Write out the full listing exactly as given, minus the images.

********************

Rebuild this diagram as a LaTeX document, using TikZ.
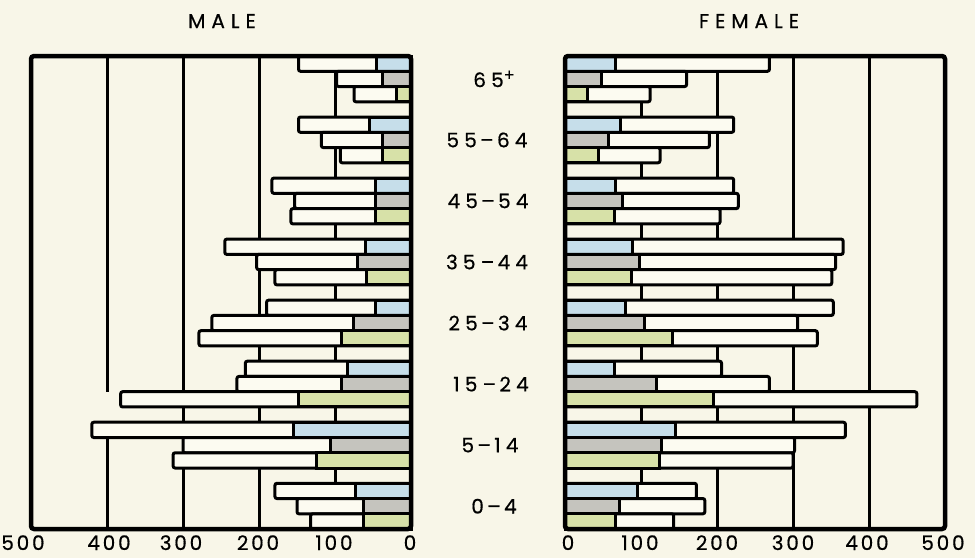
\documentclass[tikz,border=0pt]{standalone}
\usepackage{fontspec}
\setmainfont{Poppins}
\newfontfamily\chartfont[LetterSpace=14, FakeBold=0.6]{Poppins}
\newfontfamily\agefont[LetterSpace=26, FakeBold=0.6]{Poppins}
\newfontfamily\titlefont[LetterSpace=30, FakeBold=0.6]{Poppins}

\definecolor{paper}{RGB}{248,246,232}
\definecolor{barfill}{RGB}{252,251,241}
\definecolor{blueseg}{RGB}{198,222,234}
\definecolor{greyseg}{RGB}{197,196,190}
\definecolor{greenseg}{RGB}{215,225,168}

\tikzstyle{frame} = [line width=4.5pt, rounded corners=3pt, draw=black]
\tikzstyle{gridline} = [line width=3pt, draw=black]
\tikzstyle{bar} = [line width=3pt, rounded corners=2pt, draw=black, fill=barfill]
\tikzstyle{segment} = [line width=3pt, draw=black]
\tikzstyle{agelabel} = [font=\agefont\fontsize{20}{24}\selectfont, inner sep=0pt]
\tikzstyle{axislabel} = [font=\chartfont\fontsize{20}{24}\selectfont, inner sep=0pt, anchor=base]
\tikzstyle{title} = [font=\titlefont\fontsize{20}{24}\selectfont, inner sep=0pt, anchor=base]

\def\rowh{15.26}

\begin{document}
\begin{tikzpicture}[x=1pt, y=-1pt]
 \useasboundingbox[fill=paper] (0,0) rectangle (975,558);

 % grid lines, male side (0 at x=411)
 \foreach \v in {100,200,300}
  \draw[gridline] ({411-0.76*\v},56) -- ({411-0.76*\v},529);
 \draw[gridline] (107,56) -- (107,{56+22*\rowh});
 \draw[gridline] (107,{56+24*\rowh}) -- (107,529);
 % grid lines, female side (0 at x=565)
 \foreach \v in {100,200,300,400}
  \draw[gridline] ({565+0.76*\v},56) -- ({565+0.76*\v},529);

 % male bars: row / total / coloured part / colour
 \foreach \r/\t/\c/\col in {
   0/148/45/blueseg, 1/98/38/greyseg, 2/75/19/greenseg,
   4/148/54/blueseg, 5/118/38/greyseg, 6/93/38/greenseg,
   8/183/47/blueseg, 9/153/47/greyseg, 10/158/47/greenseg,
   12/245/60/blueseg, 13/203/70/greyseg, 14/179/58/greenseg,
   16/190/47/blueseg, 17/262/76/greyseg, 18/279/91/greenseg,
   20/218/84/blueseg, 21/229/91/greyseg, 22/382/148/greenseg,
   24/420/155/blueseg, 25/300/106/greyseg, 26/313/124/greenseg,
   28/179/73/blueseg, 29/150/63/greyseg, 30/132/63/greenseg} {
  \draw[bar] ({411-0.76*\t},{56+\r*\rowh}) rectangle (411,{56+(\r+1)*\rowh});
  \draw[segment, fill=\col] ({411-0.76*\c},{56+\r*\rowh}) rectangle (411,{56+(\r+1)*\rowh});
 }

 % female bars
 \foreach \r/\t/\c/\col in {
   0/269/66/blueseg, 1/160/48/greyseg, 2/112/30/greenseg,
   4/222/73/blueseg, 5/190/57/greyseg, 6/125/44/greenseg,
   8/222/67/blueseg, 9/228/75/greyseg, 10/204/65/greenseg,
   12/366/89/blueseg, 13/356/98/greyseg, 14/351/88/greenseg,
   16/353/79/blueseg, 17/306/104/greyseg, 18/332/141/greenseg,
   20/206/65/blueseg, 21/269/120/greyseg, 22/463/195/greenseg,
   24/369/145/blueseg, 25/302/127/greyseg, 26/300/124/greenseg,
   28/173/96/blueseg, 29/184/72/greyseg, 30/143/66/greenseg} {
  \draw[bar] (565,{56+\r*\rowh}) rectangle ({565+0.76*\t},{56+(\r+1)*\rowh});
  \draw[segment, fill=\col] (565,{56+\r*\rowh}) rectangle ({565+0.76*\c},{56+(\r+1)*\rowh});
 }

 % frames
 \draw[frame] (31,56) rectangle (411,529);
 \draw[frame] (565,56) rectangle (945,529);

 % titles
 \node (male) [title] at (222,28) {MALE};
 \node (female) [title] at (749,28) {FEMALE};

 % age groups
 \node (age65) [agelabel] at (494,{56+1.5*\rowh}) {65\raisebox{0.6ex}{\fontsize{16}{18}\selectfont+}};
 \node (age55) [agelabel] at (487,{56+5.5*\rowh}) {55\,–\,64};
 \node (age45) [agelabel] at (488,{56+9.5*\rowh}) {45\,–\,54};
 \node (age35) [agelabel] at (487,{56+13.5*\rowh}) {35–\,44};
 \node (age25) [agelabel] at (488,{56+17.5*\rowh}) {25\,–\,34};
 \node (age15) [agelabel] at (491,{56+21.5*\rowh}) {15–\,24};
 \node (age5) [agelabel] at (490,{56+25.5*\rowh}) {5\,–\,14};
 \node (age0) [agelabel] at (494,{56+29.5*\rowh}) {0\,–\,4};

 % scales
 \node (m500) [axislabel] at (23,550) {500};
 \node (m400) [axislabel] at (109,550) {400};
 \node (m300) [axislabel] at (181,550) {300};
 \node (m200) [axislabel] at (258,550) {200};
 \node (m100) [axislabel] at (334,550) {100};
 \node (m0) [axislabel] at (410,550) {0};
 \node (f0) [axislabel] at (568,550) {0};
 \node (f100) [axislabel] at (640,550) {100};
 \node (f200) [axislabel] at (717,550) {200};
 \node (f300) [axislabel] at (793,550) {300};
 \node (f400) [axislabel] at (867,550) {400};
 \node (f500) [axislabel] at (943,550) {500};
\end{tikzpicture}
\end{document}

********************

■ **Answer to this problem**:
Rebuild this diagram as a LaTeX document, using TikZ.
\documentclass[tikz,border=0pt]{standalone}
\usepackage{fontspec}
\setmainfont{Poppins}
\newfontfamily\chartfont[LetterSpace=14, FakeBold=0.6]{Poppins}
\newfontfamily\agefont[LetterSpace=26, FakeBold=0.6]{Poppins}
\newfontfamily\titlefont[LetterSpace=30, FakeBold=0.6]{Poppins}

\definecolor{paper}{RGB}{248,246,232}
\definecolor{barfill}{RGB}{252,251,241}
\definecolor{blueseg}{RGB}{198,222,234}
\definecolor{greyseg}{RGB}{197,196,190}
\definecolor{greenseg}{RGB}{215,225,168}

\tikzstyle{frame} = [line width=4.5pt, rounded corners=3pt, draw=black]
\tikzstyle{gridline} = [line width=3pt, draw=black]
\tikzstyle{bar} = [line width=3pt, rounded corners=2pt, draw=black, fill=barfill]
\tikzstyle{segment} = [line width=3pt, draw=black]
\tikzstyle{agelabel} = [font=\agefont\fontsize{20}{24}\selectfont, inner sep=0pt]
\tikzstyle{axislabel} = [font=\chartfont\fontsize{20}{24}\selectfont, inner sep=0pt, anchor=base]
\tikzstyle{title} = [font=\titlefont\fontsize{20}{24}\selectfont, inner sep=0pt, anchor=base]

\def\rowh{15.26}

\begin{document}
\begin{tikzpicture}[x=1pt, y=-1pt]
 \useasboundingbox[fill=paper] (0,0) rectangle (975,558);

 % grid lines, male side (0 at x=411)
 \foreach \v in {100,200,300}
  \draw[gridline] ({411-0.76*\v},56) -- ({411-0.76*\v},529);
 \draw[gridline] (107,56) -- (107,{56+22*\rowh});
 \draw[gridline] (107,{56+24*\rowh}) -- (107,529);
 % grid lines, female side (0 at x=565)
 \foreach \v in {100,200,300,400}
  \draw[gridline] ({565+0.76*\v},56) -- ({565+0.76*\v},529);

 % male bars: row / total / coloured part / colour
 \foreach \r/\t/\c/\col in {
   0/148/45/blueseg, 1/98/38/greyseg, 2/75/19/greenseg,
   4/148/54/blueseg, 5/118/38/greyseg, 6/93/38/greenseg,
   8/183/47/blueseg, 9/153/47/greyseg, 10/158/47/greenseg,
   12/245/60/blueseg, 13/203/70/greyseg, 14/179/58/greenseg,
   16/190/47/blueseg, 17/262/76/greyseg, 18/279/91/greenseg,
   20/218/84/blueseg, 21/229/91/greyseg, 22/382/148/greenseg,
   24/420/155/blueseg, 25/300/106/greyseg, 26/313/124/greenseg,
   28/179/73/blueseg, 29/150/63/greyseg, 30/132/63/greenseg} {
  \draw[bar] ({411-0.76*\t},{56+\r*\rowh}) rectangle (411,{56+(\r+1)*\rowh});
  \draw[segment, fill=\col] ({411-0.76*\c},{56+\r*\rowh}) rectangle (411,{56+(\r+1)*\rowh});
 }

 % female bars
 \foreach \r/\t/\c/\col in {
   0/269/66/blueseg, 1/160/48/greyseg, 2/112/30/greenseg,
   4/222/73/blueseg, 5/190/57/greyseg, 6/125/44/greenseg,
   8/222/67/blueseg, 9/228/75/greyseg, 10/204/65/greenseg,
   12/366/89/blueseg, 13/356/98/greyseg, 14/351/88/greenseg,
   16/353/79/blueseg, 17/306/104/greyseg, 18/332/141/greenseg,
   20/206/65/blueseg, 21/269/120/greyseg, 22/463/195/greenseg,
   24/369/145/blueseg, 25/302/127/greyseg, 26/300/124/greenseg,
   28/173/96/blueseg, 29/184/72/greyseg, 30/143/66/greenseg} {
  \draw[bar] (565,{56+\r*\rowh}) rectangle ({565+0.76*\t},{56+(\r+1)*\rowh});
  \draw[segment, fill=\col] (565,{56+\r*\rowh}) rectangle ({565+0.76*\c},{56+(\r+1)*\rowh});
 }

 % frames
 \draw[frame] (31,56) rectangle (411,529);
 \draw[frame] (565,56) rectangle (945,529);

 % titles
 \node (male) [title] at (222,28) {MALE};
 \node (female) [title] at (749,28) {FEMALE};

 % age groups
 \node (age65) [agelabel] at (494,{56+1.5*\rowh}) {65\raisebox{0.6ex}{\fontsize{16}{18}\selectfont+}};
 \node (age55) [agelabel] at (487,{56+5.5*\rowh}) {55\,–\,64};
 \node (age45) [agelabel] at (488,{56+9.5*\rowh}) {45\,–\,54};
 \node (age35) [agelabel] at (487,{56+13.5*\rowh}) {35–\,44};
 \node (age25) [agelabel] at (488,{56+17.5*\rowh}) {25\,–\,34};
 \node (age15) [agelabel] at (491,{56+21.5*\rowh}) {15–\,24};
 \node (age5) [agelabel] at (490,{56+25.5*\rowh}) {5\,–\,14};
 \node (age0) [agelabel] at (494,{56+29.5*\rowh}) {0\,–\,4};

 % scales
 \node (m500) [axislabel] at (23,550) {500};
 \node (m400) [axislabel] at (109,550) {400};
 \node (m300) [axislabel] at (181,550) {300};
 \node (m200) [axislabel] at (258,550) {200};
 \node (m100) [axislabel] at (334,550) {100};
 \node (m0) [axislabel] at (410,550) {0};
 \node (f0) [axislabel] at (568,550) {0};
 \node (f100) [axislabel] at (640,550) {100};
 \node (f200) [axislabel] at (717,550) {200};
 \node (f300) [axislabel] at (793,550) {300};
 \node (f400) [axislabel] at (867,550) {400};
 \node (f500) [axislabel] at (943,550) {500};
\end{tikzpicture}
\end{document}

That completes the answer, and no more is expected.